Domestic Surveillance: Baby Should Go with Bathwater
The New York Times would have us believe that slow, limited progress = failure:
[…] the results of the [NSA intercept] program look very different to some officials charged with tracking terrorism in the United States. More than a dozen current and former law enforcement and counterterrorism officials, including some in the small circle who knew of the secret program and how it played out at the F.B.I., said the torrent of tips led them to few potential terrorists inside the country they did not know of from other sources and diverted agents from counterterrorism work they viewed as more productive.
Here we find that investigations involve actual work:
“We’d chase a number, find it’s a schoolteacher with no indication they’ve ever been involved in international terrorism – case closed,” said one former F.B.I. official, who was aware of the program and the data it generated for the bureau. “After you get a thousand numbers and not one is turning up anything, you get some frustration.”
Inter-agency cooperation? Information sharing? Ha!
The differing views of the value of the N.S.A.’s foray into intelligence-gathering in the United States may reflect both bureaucratic rivalry and a culture clash. The N.S.A., an intelligence agency, routinely collects huge amounts of data from across the globe that may yield only tiny nuggets of useful information; the F.B.I., while charged with fighting terrorism, retains the traditions of a law enforcement agency more focused on solving crimes.
The long silent Bobby Ray brings the slap-down:
“It isn’t at all surprising to me that people not accustomed to doing this would say, ‘Boy, this is an awful lot of work to get a tiny bit of information,’ ” said Adm.
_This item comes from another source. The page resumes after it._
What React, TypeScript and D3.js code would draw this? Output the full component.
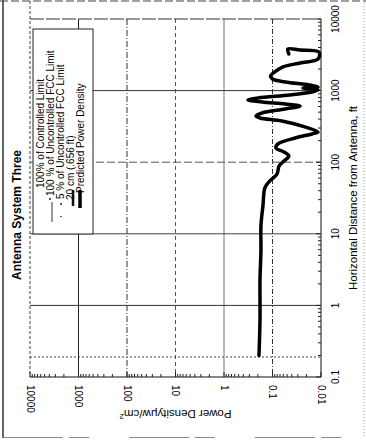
import React, { useEffect, useRef } from "react";
import * as d3 from "d3";

// power density axis (µW/cm²), runs right to left
const densityTicks = [10000, 1000, 100, 10, 1, 0.1, 0.01];
const densityLabels = ["10000", "1000", "100", "10", "1", "0.1", "0.01"];

// horizontal distance axis (ft), runs bottom to top
const distanceTicks = [0.1, 1, 10, 100, 1000, 10000];
const distanceLabels = ["0.1", "1", "10", "100", "1000", "10000"];

// dotted reference line across the plot
const referenceDistance = [0.19];

const legendLabels = [
  "100% of Controlled Limit",
  "100 % of Uncontrolled FCC Limit",
  "5 % of Uncontrolled FCC Limit",
  "20 cm (.656 ft)",
  "Predicted Power Density",
];

// predicted power density
const curveDistance = [
  0.2, 0.63, 2.3, 5.9, 13, 25, 44, 55, 68, 89, 104, 122, 139, 158, 180, 218,
  248, 264, 311, 376, 414, 442, 487, 553, 609, 650, 693, 739, 789, 869, 956,
  1020, 1087, 1122, 1197, 1318, 1452, 1600, 1820, 2140, 2430, 2760, 3460,
  3690, 3810, 3245,
];
const curveDensity = [
  0.19, 0.181, 0.181, 0.173, 0.173, 0.157, 0.143, 0.113, 0.081, 0.073, 0.058,
  0.046, 0.058, 0.085, 0.077, 0.034, 0.0153, 0.0115, 0.0214, 0.064, 0.181,
  0.219, 0.164, 0.055, 0.027, 0.055, 0.164, 0.32, 0.199, 0.044, 0.0153,
  0.0115, 0.0235, 0.0115, 0.0169, 0.055, 0.1, 0.11, 0.09, 0.061, 0.027,
  0.0115, 0.011, 0.027, 0.048, 0.046,
];

const W = 366;
const H = 445;
const FONT = "'Liberation Sans', Arial, sans-serif";

const App: React.FC = () => {
  const chartRef = useRef<SVGSVGElement | null>(null);

  useEffect(() => {
    if (!chartRef.current) return;
    const svg = d3.select(chartRef.current);
    svg.selectAll("*").remove();

    const x = d3.scaleLog().domain([10000, 0.01]).range([30, 321]);
    const y = d3.scaleLog().domain([0.1, 10000]).range([377, 19]);
    const [yBottom, yTop] = y.range();
    const [xLeft, xRight] = x.range();

    svg.append("rect").attr("width", W).attr("height", H).attr("fill", "#fff");

    // scanned page frame
    const frame = svg.append("g").attr("fill", "none");
    frame.append("line").attr("x1", 3).attr("x2", 3).attr("y1", 0).attr("y2", 438)
      .attr("stroke", "#333").attr("stroke-width", 1.5);
    frame.append("line").attr("x1", 0).attr("x2", W).attr("y1", 1).attr("y2", 1)
      .attr("stroke", "#444").attr("stroke-dasharray", "8,3");
    frame.append("line").attr("x1", 364).attr("x2", 364).attr("y1", 0).attr("y2", 438)
      .attr("stroke", "#999").attr("stroke-dasharray", "1,2");
    frame.append("line").attr("x1", 3).attr("x2", W).attr("y1", 437.5).attr("y2", 437.5)
      .attr("stroke", "#888").attr("stroke-dasharray", "60,6,20,40");

    const g = svg.append("g");

    // vertical grid (power density decades)
    const vStyle = [
      { c: "#444", d: "3,2" },
      { c: "#222", d: null },
      { c: "#333", d: "6,2,1,2" },
      { c: "#555", d: "4,3" },
      { c: "#777", d: null },
      { c: "#333", d: "5,2,1,2" },
      { c: "#111", d: null },
    ];
    g.selectAll("line.vgrid")
      .data(densityTicks)
      .enter()
      .append("line")
      .attr("x1", (d) => x(d))
      .attr("x2", (d) => x(d))
      .attr("y1", (d, i) => (i === 0 ? 1 : yTop))
      .attr("y2", yBottom)
      .attr("stroke", (d, i) => vStyle[i].c)
      .attr("stroke-dasharray", (d, i) => vStyle[i].d)
      .attr("stroke-width", 1);

    // horizontal grid (distance decades)
    const hStyle = [
      { c: "#111", d: null },
      { c: "#333", d: null },
      { c: "#444", d: null },
      { c: "#555", d: "8,3" },
      { c: "#333", d: null },
      { c: "#333", d: "14,2" },
    ];
    g.selectAll("line.hgrid")
      .data(distanceTicks)
      .enter()
      .append("line")
      .attr("x1", xLeft)
      .attr("x2", xRight)
      .attr("y1", (d) => y(d))
      .attr("y2", (d) => y(d))
      .attr("stroke", (d, i) => hStyle[i].c)
      .attr("stroke-dasharray", (d, i) => hStyle[i].d)
      .attr("stroke-width", 1);

    g.selectAll("line.ref")
      .data(referenceDistance)
      .enter()
      .append("line")
      .attr("x1", xLeft)
      .attr("x2", xRight)
      .attr("y1", (d) => y(d))
      .attr("y2", (d) => y(d))
      .attr("stroke", "#444")
      .attr("stroke-dasharray", "2,2");

    // minor ticks on the bottom and right borders
    const isDecade = (v: number) => Math.abs(Math.log10(v) - Math.round(Math.log10(v))) < 1e-6;
    g.selectAll("line.xt")
      .data(x.ticks())
      .enter()
      .append("line")
      .attr("x1", (d) => x(d))
      .attr("x2", (d) => x(d))
      .attr("y1", yBottom)
      .attr("y2", (d) => yBottom - (isDecade(d) ? 5 : 3))
      .attr("stroke", "#222");
    g.selectAll("line.yt")
      .data(y.ticks())
      .enter()
      .append("line")
      .attr("x1", xRight)
      .attr("x2", (d) => xRight - (isDecade(d) ? 5 : 3))
      .attr("y1", (d) => y(d))
      .attr("y2", (d) => y(d))
      .attr("stroke", "#222");

    // tick labels
    g.selectAll("text.xl")
      .data(densityTicks)
      .enter()
      .append("text")
      .attr("transform", (d) => `translate(${x(d)},385) rotate(90)`)
      .attr("dy", "0.35em")
      .attr("text-anchor", "start")
      .attr("font-family", FONT)
      .attr("font-size", 10)
      .text((d, i) => densityLabels[i]);

    g.selectAll("text.yl")
      .data(distanceTicks)
      .enter()
      .append("text")
      .attr("transform", (d) => `translate(335,${y(d)}) rotate(-90)`)
      .attr("dy", "0.35em")
      .attr("text-anchor", "middle")
      .attr("font-family", FONT)
      .attr("font-size", 10)
      .text((d, i) => distanceLabels[i]);

    // axis titles
    g.append("text")
      .attr("transform", `translate(353,${(yTop + yBottom) / 2}) rotate(-90)`)
      .attr("dy", "0.35em")
      .attr("text-anchor", "middle")
      .attr("font-family", FONT)
      .attr("font-size", 11.5)
      .text("Horizontal Distance from Antenna, ft");

    const pd = g.append("text")
      .attr("transform", `translate(${(xLeft + xRight) / 2},410) rotate(180)`)
      .attr("text-anchor", "middle")
      .attr("font-family", FONT)
      .attr("font-size", 11.5)
      .text("Power Densityμw/cm");
    pd.append("tspan").attr("baseline-shift", "super").attr("font-size", 8).text("2");

    g.append("text")
      .attr("transform", "translate(17,215) rotate(-90)")
      .attr("dy", "0.35em")
      .attr("text-anchor", "middle")
      .attr("font-family", FONT)
      .attr("font-weight", "bold")
      .attr("font-size", 12)
      .text("Antenna System Three");

    // predicted power density curve
    const pts = curveDistance.map((d, i) => [x(curveDensity[i]), y(d)] as [number, number]);
    g.append("path")
      .attr("d", d3.line().curve(d3.curveCatmullRom.alpha(0.5))(pts))
      .attr("fill", "none")
      .attr("stroke", "#000")
      .attr("stroke-width", 3.5)
      .attr("stroke-linejoin", "round")
      .attr("stroke-linecap", "round");

    // legend
    const lg = g.append("g");
    lg.append("rect")
      .attr("x", 33)
      .attr("y", 29)
      .attr("width", 60)
      .attr("height", 205)
      .attr("fill", "#fff")
      .attr("stroke", "#222");
    const rowX = [44, 54, 64, 74, 84];
    const rowStart = [188, 196, 199, 200, 193];
    lg.selectAll("text")
      .data(legendLabels)
      .enter()
      .append("text")
      .attr("transform", (d, i) => `translate(${rowX[i]},${rowStart[i]}) rotate(-90)`)
      .attr("font-family", FONT)
      .attr("font-size", 10)
      .text((d) => d);
    lg.append("line").attr("x1", 52).attr("x2", 52).attr("y1", 202).attr("y2", 222)
      .attr("stroke", "#555").attr("stroke-width", 1.2);
    lg.append("circle").attr("cx", 50).attr("cy", 199).attr("r", 1).attr("fill", "#222");
    lg.append("line").attr("x1", 61).attr("x2", 61).attr("y1", 203).attr("y2", 217)
      .attr("stroke", "#222").attr("stroke-width", 1.5).attr("stroke-dasharray", "2,11");
    lg.append("line").attr("x1", 73).attr("x2", 73).attr("y1", 190).attr("y2", 206)
      .attr("stroke", "#111").attr("stroke-width", 2.5);
    lg.append("line").attr("x1", 80).attr("x2", 80).attr("y1", 190).attr("y2", 208)
      .attr("stroke", "#000").attr("stroke-width", 3.5);
  }, []);

  return (
    <svg
      ref={chartRef}
      width={W}
      height={H}
      style={{ position: "absolute", left: 0, top: 0, background: "#fff" }}
    />
  );
};

export default App;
Bobby R. Inman, a former N.S.A. director. “But the rejoinder to that is, Have you got anything better?”
And then the leakers invoke the universal caveat:
Several of the law enforcement officials acknowledged that they might not know of arrests or intelligence activities overseas that grew out of the domestic spying program. And because the program was a closely guarded secret, its role in specific cases may have been disguised or hidden even from key investigators.
People wonder why the FBI can’t get their act together with regards to the intelligence business . . . I wonder why:
Still, the comments on the N.S.A. program from the law enforcement and counterterrorism officials, many of them high level, are the first indication that the program was viewed with skepticism by key figures at the Federal Bureau of Investigation, the agency responsible for disrupting plots and investigating terrorism on American soil.
Then again, you can’t expect criminal chasers to understand the rather ambiguous world that is signals collection:
F.B.I. field agents, who were not told of the domestic surveillance programs, complained that they often were given no information about why names or numbers had come under suspicion. A former senior prosecutor who was familiar with the eavesdropping programs said intelligence officials turning over the tips “would always say that we had information whose source we can’t share, but it indicates that this person has been communicating with a suspected Qaeda operative.” He said, “I would always wonder, what does ‘suspected’ mean?”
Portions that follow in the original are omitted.